See also: Collection Huydecoper van Maarsseveen, governor of Amsterdam
The Scottish general Gregor MacGregor (1786-1845) was involved in the South American independence struggles against the Spanish. Back in Scotland, the highly imaginative MacGregor posed as the Prince ("cacique") of Poyais, a small nation in the vicinity of Honduras. He depicted Poyais as a country richly endowed with gold mines and full of anglophile natives. It would be stupid not to exploit and invest in such a region. MacGregor succeeded in getting a loan of 200,000 pounds from a well-known bank, and he himself issued shares and land concessions. He also wrote a 350-page book on Poyais under the pen name of Thomas Strangeways. He had Poyaisian dollars printed in Edinburgh. Many people exchanged their pounds for the concessions and dollars. In 1822 two vessels with a few hundred emigrants - one banker among them - embarked for the imaginary country. Most died from tropical diseases and hardships in the Central American jungle. As communication was poor then, the impostor was not exposed until 1837. General MacGregor died as a pensioner in Venezuela.
See also: Collection MacGregor
1929-1933: Great Depression
Overproduction in the American agriculture and industry was at the basis of the Great Depression. On Thursday, October 24, 1929, Wall Street crashed. The banks were besieged by people wanting their money. The American crisis infected European countries, which American funding would have enabled to regain their equilibrium following the end of World War I. Nazi Germany solved the economic crisis with projects giving employment opportunities and by promising Lebensraum across the eastern border. The Soviet Union industrialized at a dazzling pace and at the expense of immense suffering by its inhabitants.

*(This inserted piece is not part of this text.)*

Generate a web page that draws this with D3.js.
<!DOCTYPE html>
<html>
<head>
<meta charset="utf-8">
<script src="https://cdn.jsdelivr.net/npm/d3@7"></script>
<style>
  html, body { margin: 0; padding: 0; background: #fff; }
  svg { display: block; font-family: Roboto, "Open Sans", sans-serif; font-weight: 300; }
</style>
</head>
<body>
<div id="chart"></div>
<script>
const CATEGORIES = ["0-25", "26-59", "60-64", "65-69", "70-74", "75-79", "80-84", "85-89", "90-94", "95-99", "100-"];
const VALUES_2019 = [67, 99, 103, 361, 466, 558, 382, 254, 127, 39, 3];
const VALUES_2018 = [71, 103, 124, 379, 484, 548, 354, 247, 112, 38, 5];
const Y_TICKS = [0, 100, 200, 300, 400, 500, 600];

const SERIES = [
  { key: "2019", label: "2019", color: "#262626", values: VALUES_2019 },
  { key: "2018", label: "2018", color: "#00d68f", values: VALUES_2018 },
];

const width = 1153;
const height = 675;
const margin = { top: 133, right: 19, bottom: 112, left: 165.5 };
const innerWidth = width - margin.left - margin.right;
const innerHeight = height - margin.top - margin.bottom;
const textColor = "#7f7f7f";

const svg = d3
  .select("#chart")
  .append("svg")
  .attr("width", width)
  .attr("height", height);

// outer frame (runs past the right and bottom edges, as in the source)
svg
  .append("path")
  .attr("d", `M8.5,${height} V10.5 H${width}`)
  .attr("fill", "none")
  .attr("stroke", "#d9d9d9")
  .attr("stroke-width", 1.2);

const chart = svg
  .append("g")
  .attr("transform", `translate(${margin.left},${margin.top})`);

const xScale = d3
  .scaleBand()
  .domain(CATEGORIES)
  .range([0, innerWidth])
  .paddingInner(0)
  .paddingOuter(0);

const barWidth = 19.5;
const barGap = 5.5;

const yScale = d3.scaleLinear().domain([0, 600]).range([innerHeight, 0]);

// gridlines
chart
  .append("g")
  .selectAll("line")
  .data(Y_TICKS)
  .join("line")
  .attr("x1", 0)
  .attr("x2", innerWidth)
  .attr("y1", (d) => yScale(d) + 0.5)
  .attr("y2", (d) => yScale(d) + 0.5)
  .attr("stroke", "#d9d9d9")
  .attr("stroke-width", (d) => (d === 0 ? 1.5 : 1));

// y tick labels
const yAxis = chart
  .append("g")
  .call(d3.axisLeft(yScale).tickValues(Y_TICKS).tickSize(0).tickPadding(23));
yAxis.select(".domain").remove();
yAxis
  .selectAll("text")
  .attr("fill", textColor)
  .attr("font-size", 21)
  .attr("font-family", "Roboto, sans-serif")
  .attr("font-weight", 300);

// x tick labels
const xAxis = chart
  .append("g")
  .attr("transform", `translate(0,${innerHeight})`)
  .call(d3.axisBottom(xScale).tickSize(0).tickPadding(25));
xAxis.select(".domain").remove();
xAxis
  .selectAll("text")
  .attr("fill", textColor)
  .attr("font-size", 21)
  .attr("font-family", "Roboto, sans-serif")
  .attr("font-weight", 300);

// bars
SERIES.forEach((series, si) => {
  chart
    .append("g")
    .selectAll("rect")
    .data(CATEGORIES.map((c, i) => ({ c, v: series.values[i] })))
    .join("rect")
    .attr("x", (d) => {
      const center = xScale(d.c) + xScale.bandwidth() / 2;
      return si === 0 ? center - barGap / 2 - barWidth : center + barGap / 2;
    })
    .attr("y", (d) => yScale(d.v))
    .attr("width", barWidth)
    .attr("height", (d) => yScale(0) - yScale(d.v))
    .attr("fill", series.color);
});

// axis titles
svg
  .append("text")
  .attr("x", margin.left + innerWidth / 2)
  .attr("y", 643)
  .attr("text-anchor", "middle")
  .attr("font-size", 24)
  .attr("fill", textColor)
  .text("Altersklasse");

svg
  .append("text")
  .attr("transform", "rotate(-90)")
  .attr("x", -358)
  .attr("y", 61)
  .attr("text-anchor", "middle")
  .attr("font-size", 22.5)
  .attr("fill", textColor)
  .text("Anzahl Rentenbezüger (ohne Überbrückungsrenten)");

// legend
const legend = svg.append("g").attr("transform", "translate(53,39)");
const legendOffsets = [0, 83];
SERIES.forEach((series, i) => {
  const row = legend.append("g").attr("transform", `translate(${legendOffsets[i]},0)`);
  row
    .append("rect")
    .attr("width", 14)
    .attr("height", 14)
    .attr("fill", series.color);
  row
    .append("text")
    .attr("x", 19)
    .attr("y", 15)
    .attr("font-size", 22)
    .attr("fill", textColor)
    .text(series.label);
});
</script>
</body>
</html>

See also: Data files on historical prices and wages
See also: Collection of commercial papers 1900-1940
See also: Collection re investments
1973: Oil crisis
The crisis started with an explosive increase in oil prices by the important Arabian oil producing countries. In addition, oil supplies were slightly reduced to give the impression there was a shortage of oil. The OPEC countries made price agreements. Saddam Hussein was a pioneer of this policy. On October 17, 1973, the Arabian countries announced a boycott against the western countries that had supported Israel during the Yom Kippur war, including the United States. Energy prices rose dramatically. Inflation, government budget deficits, shrinking economies, unemployment, and severely reduced share prices were reminiscent of the 1929 crash. Western countries took various initiatives to diminish their dependence on the Arabian oil-producing nations.
See also: International Federation of Chemical, Energy and General Workers' Unions Archives (ICEF)
See also: CIDR collection
2007-2009: Financial Crisis
Because of this financial crisis, Marx is once again in vogue. According to Karl Dietz Publishers, sales of Das Kapital doubled in a few months during 2008. Explanations for the crisis can be found by reading Marx and other classical economists closely. Obama's program for recovery was inspired by the Keynesian theory that government must stimulate consumer demand during a recession. Adam Smith and David Ricardo are represented by free market adherents in the debate on protectionism. Rereading classics is said to lead to modern insights. Apart from all relevant publications, the IISH has the archives of three important theorists: Marx, Ernest Mandel and André Gunder Frank.